Intentional Healing with Breathwork
- Apr 7
- 3 min read
By Keegan Read

Emotional strength is not, “pulling up your boot straps” or “being quiet to keep the peace”, I’d argue that those are in fact emotional weaknesses. Emotional strength is about being able to have Life hit you hard, and being able to express what feelings come up without feeling the need to change or adjust your feelings to make those around you feel comfortable. We spend so much of our time worrying about how others around us will feel or react to the “real us”, or how we really feel about…. Anything really. Being tied to others emotional responses leads us to curtail our own needs and desires, that really undermines authentic living. If we aren’t authentic with ourselves, with our emotions, then we tell ourselves the same story that got many of us hurt, drove us to addiction, or worse; we aren’t good enough, we don’t deserve it, etc. I say this with personal experience, with years of trying to watch what I feel, how I express it, and a lot of the time, shaming myself for simply having emotions. Being able to actually feel emotions can suck at times, but it’s better than living in a bottle trying to escape the shame of existing.
Boundaries are crucial when it comes to protecting one’s mental health, and I cannot express how much they will save you when you are at a low spot as well. Boundaries are not set to keep people out, but rather, how they should treat you when they are in your space, much like when a guest is staying at a hotel. There are rules to follow within the building, and doing so allows one to have a great experience while resting during a long journey, yet to not follow those boundaries can result in being kicked out or owing money after the stay is finished. Without boundaries, we tell others that we are open to whatever the world may send our way and that we are willingly accepting it, and that we will handle it accordingly. Not having boundaries, or compromising them because of certain people or situations, has landed me in hot water every single time. My boundaries are there to protect me, which enables me to interact with the world on my own terms, giving me power over what I do in my day to day activities.

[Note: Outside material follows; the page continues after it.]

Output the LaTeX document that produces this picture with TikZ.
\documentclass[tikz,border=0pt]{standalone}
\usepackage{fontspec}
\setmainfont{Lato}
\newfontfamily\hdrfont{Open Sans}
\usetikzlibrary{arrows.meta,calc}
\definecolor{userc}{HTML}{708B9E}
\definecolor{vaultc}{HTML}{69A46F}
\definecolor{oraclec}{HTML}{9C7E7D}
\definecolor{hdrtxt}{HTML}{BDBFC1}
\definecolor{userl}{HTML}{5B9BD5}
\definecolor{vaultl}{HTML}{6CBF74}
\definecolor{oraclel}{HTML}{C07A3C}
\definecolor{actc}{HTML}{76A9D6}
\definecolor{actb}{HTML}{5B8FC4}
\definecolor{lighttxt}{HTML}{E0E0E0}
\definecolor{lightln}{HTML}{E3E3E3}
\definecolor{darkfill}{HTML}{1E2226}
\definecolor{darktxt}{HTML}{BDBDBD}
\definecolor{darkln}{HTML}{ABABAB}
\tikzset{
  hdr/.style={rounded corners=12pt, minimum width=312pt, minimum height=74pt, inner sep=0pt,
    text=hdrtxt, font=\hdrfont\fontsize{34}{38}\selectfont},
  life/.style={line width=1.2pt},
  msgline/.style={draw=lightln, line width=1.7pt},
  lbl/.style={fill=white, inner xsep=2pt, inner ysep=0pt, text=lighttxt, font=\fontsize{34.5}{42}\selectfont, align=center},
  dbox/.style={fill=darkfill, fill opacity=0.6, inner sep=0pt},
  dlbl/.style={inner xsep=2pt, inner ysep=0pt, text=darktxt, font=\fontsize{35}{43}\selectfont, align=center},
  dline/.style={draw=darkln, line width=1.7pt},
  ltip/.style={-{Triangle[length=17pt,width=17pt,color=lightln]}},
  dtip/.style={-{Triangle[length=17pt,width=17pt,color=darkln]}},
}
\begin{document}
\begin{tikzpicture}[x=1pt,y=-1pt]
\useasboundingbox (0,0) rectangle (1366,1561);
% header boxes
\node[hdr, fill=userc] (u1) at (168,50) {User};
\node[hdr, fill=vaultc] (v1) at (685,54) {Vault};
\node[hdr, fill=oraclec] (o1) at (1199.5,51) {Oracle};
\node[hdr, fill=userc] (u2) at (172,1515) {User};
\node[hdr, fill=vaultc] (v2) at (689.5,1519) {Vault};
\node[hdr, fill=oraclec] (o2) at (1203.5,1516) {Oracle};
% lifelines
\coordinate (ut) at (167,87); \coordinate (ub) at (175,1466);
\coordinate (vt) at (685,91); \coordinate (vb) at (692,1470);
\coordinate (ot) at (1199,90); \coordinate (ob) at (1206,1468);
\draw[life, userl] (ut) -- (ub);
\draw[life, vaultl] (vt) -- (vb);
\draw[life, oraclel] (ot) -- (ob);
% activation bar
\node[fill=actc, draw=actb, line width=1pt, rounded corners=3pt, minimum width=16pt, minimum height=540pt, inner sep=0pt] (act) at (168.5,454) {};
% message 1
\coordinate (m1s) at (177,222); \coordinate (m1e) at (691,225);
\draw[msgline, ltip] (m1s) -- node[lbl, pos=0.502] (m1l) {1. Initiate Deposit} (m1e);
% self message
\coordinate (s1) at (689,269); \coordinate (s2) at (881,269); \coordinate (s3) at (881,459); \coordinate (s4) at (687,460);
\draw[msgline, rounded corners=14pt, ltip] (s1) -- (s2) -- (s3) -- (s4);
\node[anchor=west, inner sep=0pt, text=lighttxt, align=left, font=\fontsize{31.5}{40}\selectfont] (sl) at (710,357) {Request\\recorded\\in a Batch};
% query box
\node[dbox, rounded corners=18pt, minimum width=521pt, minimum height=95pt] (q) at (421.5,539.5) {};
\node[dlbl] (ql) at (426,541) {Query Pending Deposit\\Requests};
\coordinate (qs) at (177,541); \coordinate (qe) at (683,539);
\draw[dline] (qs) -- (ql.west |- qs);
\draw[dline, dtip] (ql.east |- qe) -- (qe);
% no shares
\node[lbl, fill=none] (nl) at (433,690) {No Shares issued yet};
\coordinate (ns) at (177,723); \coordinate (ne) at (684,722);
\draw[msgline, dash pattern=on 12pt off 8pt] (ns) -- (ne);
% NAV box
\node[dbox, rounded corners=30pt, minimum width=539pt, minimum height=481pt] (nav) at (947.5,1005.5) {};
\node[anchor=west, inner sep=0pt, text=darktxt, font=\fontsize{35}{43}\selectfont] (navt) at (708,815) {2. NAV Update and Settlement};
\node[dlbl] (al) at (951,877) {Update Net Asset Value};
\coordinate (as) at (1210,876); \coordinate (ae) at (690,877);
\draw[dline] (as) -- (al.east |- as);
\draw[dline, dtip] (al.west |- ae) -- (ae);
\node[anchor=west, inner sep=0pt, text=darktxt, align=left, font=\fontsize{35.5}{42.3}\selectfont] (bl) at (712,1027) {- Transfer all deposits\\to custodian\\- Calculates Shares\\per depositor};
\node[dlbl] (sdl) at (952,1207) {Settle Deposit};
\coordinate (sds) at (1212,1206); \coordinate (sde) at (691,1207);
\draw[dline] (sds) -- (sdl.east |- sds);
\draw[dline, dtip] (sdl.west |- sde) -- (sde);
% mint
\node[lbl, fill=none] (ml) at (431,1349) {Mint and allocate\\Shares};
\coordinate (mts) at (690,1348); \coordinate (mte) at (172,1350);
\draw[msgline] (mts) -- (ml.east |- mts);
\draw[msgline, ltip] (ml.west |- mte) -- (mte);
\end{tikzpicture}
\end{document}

Regulating stress is what we all seem to strive for at the end of the day, but many of us tend to run to a vice for a sense of relief, even if it’s temporary. So long as we practice setting and following our boundaries, our emotional strength is charged, which helps regulate stress in a way that is healthy and not detrimental to our well-being in the long run. We can look at breathing exercises to help in the moment for a quick stress relief. Many of us think that smokers are getting something from their nicotine, but I can tell you first hand that the peace of mind they seem to get is from breathing a little differently for a small period of time which allows one's brain to really relax a little, refocus, and de-stress the moment. Box breathing is taught in the military, so why can’t we learn something that helps soldiers in combat? We are worth every breath we take, and we tend to rush through life holding our breath as if we are under water. It’s time to breathe, set boundaries, and express your true emotions, at least with yourself. The rest will follow once you settle yourself.